> Aim
Set the lines down again exactly, first line through the line that contains "Line, XAxis, YAxis", with no pictures.

***** Material provided *****

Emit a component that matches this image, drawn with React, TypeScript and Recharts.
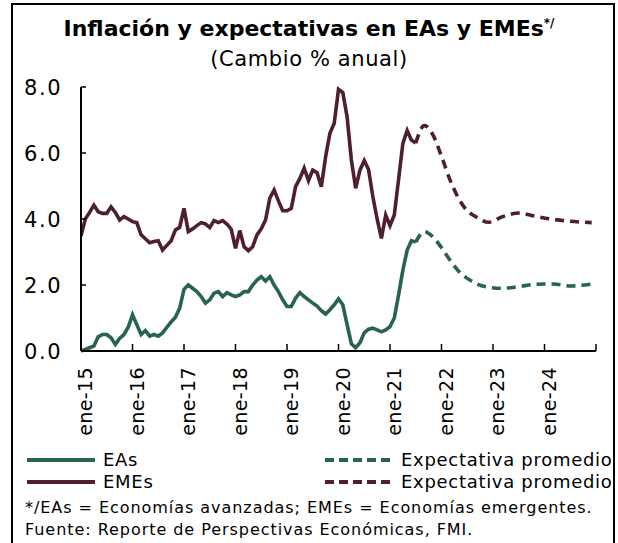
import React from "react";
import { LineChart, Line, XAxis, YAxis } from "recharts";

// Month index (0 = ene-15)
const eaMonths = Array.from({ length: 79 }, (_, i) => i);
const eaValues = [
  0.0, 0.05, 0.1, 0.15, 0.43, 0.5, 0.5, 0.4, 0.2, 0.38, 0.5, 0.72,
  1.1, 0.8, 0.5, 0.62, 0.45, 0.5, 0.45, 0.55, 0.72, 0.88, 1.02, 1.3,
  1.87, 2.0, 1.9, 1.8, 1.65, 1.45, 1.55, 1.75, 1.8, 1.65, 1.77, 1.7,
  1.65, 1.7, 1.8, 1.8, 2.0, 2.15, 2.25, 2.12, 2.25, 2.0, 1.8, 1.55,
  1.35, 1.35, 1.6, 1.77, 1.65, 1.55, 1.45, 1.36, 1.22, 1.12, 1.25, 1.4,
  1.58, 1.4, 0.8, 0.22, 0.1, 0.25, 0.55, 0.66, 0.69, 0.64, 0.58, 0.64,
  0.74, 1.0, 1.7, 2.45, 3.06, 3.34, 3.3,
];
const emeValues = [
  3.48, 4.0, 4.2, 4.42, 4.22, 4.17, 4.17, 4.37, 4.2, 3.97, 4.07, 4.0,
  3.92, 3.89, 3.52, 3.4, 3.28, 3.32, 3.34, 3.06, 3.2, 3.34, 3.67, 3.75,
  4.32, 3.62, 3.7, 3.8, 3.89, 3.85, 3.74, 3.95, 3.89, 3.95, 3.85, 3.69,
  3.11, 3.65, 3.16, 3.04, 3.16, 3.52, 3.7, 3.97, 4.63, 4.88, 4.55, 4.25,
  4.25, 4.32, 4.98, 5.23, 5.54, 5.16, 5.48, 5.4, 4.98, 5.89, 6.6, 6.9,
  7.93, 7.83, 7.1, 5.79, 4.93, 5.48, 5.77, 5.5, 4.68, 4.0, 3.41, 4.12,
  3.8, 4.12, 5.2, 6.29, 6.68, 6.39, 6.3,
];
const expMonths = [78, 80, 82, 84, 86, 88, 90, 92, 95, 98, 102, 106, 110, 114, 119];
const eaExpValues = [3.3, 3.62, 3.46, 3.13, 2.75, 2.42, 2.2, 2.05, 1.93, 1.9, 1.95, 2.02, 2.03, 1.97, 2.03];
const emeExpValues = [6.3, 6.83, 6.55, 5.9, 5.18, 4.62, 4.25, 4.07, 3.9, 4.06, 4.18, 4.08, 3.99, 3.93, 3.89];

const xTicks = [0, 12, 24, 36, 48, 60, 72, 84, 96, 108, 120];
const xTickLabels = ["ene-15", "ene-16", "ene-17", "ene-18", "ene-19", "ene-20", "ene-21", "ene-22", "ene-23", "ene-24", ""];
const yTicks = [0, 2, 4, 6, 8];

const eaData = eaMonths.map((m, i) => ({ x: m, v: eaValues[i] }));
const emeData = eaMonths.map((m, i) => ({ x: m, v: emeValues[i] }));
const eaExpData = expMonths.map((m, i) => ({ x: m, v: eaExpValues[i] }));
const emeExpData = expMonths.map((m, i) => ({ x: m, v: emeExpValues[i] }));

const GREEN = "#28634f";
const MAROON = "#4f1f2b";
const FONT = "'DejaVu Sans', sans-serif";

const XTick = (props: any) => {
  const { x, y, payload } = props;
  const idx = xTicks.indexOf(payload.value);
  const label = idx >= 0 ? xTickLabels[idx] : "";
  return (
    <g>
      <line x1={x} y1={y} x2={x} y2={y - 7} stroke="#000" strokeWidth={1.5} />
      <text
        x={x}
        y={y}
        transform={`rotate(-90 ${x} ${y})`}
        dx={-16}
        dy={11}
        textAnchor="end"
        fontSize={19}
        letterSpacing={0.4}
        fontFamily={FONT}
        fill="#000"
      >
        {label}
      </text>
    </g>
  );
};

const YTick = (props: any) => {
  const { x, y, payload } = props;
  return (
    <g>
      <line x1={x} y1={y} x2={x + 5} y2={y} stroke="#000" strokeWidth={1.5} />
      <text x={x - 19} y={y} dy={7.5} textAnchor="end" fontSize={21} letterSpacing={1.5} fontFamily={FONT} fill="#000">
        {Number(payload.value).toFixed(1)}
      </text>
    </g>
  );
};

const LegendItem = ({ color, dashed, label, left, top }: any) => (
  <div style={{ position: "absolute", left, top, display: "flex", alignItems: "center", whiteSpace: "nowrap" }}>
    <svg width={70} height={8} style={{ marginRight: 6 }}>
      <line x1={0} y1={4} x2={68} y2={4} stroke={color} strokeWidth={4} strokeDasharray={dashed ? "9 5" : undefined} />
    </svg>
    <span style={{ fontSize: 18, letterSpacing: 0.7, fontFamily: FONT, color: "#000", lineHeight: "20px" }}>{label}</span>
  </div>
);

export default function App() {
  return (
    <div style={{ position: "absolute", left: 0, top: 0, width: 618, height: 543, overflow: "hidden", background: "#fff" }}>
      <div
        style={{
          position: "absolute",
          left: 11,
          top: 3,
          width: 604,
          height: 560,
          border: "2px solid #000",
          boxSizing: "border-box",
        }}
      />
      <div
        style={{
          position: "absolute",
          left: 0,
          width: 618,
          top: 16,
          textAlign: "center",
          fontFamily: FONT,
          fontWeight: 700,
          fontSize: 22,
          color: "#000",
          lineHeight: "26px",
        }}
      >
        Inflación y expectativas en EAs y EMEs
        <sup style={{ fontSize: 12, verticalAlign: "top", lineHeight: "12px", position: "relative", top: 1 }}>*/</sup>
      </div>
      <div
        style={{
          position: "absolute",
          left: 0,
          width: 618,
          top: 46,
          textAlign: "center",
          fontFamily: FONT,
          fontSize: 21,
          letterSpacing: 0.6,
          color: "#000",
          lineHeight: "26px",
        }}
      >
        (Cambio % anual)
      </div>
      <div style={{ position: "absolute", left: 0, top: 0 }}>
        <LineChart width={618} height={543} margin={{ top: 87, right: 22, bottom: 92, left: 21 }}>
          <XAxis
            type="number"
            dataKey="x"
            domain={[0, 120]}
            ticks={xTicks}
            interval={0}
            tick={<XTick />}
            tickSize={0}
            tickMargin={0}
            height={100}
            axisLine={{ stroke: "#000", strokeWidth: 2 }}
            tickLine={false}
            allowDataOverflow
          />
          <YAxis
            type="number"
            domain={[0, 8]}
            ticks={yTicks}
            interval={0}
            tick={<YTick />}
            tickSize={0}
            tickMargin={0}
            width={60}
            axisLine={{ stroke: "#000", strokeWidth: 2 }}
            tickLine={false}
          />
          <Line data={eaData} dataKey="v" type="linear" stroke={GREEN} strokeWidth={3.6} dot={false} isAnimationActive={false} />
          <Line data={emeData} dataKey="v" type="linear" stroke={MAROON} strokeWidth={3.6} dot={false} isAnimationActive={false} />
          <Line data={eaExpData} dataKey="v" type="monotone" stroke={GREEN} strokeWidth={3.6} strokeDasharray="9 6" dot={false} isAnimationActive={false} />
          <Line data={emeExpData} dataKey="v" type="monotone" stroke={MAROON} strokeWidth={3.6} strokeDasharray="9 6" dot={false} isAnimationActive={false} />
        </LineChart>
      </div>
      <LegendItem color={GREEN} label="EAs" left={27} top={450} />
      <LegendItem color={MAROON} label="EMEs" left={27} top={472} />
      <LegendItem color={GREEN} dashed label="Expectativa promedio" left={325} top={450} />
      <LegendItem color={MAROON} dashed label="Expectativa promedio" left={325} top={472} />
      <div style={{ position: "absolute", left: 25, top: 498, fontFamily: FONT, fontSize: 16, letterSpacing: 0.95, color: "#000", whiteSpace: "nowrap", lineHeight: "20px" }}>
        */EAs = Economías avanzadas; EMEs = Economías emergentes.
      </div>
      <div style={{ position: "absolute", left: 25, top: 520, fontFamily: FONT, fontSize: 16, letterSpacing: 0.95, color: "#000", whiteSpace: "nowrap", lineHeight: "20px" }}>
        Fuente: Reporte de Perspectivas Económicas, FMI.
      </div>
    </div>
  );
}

*****

> Solution to this exercise
Emit a component that matches this image, drawn with React, TypeScript and Recharts.
import React from "react";
import { LineChart, Line, XAxis, YAxis } from "recharts";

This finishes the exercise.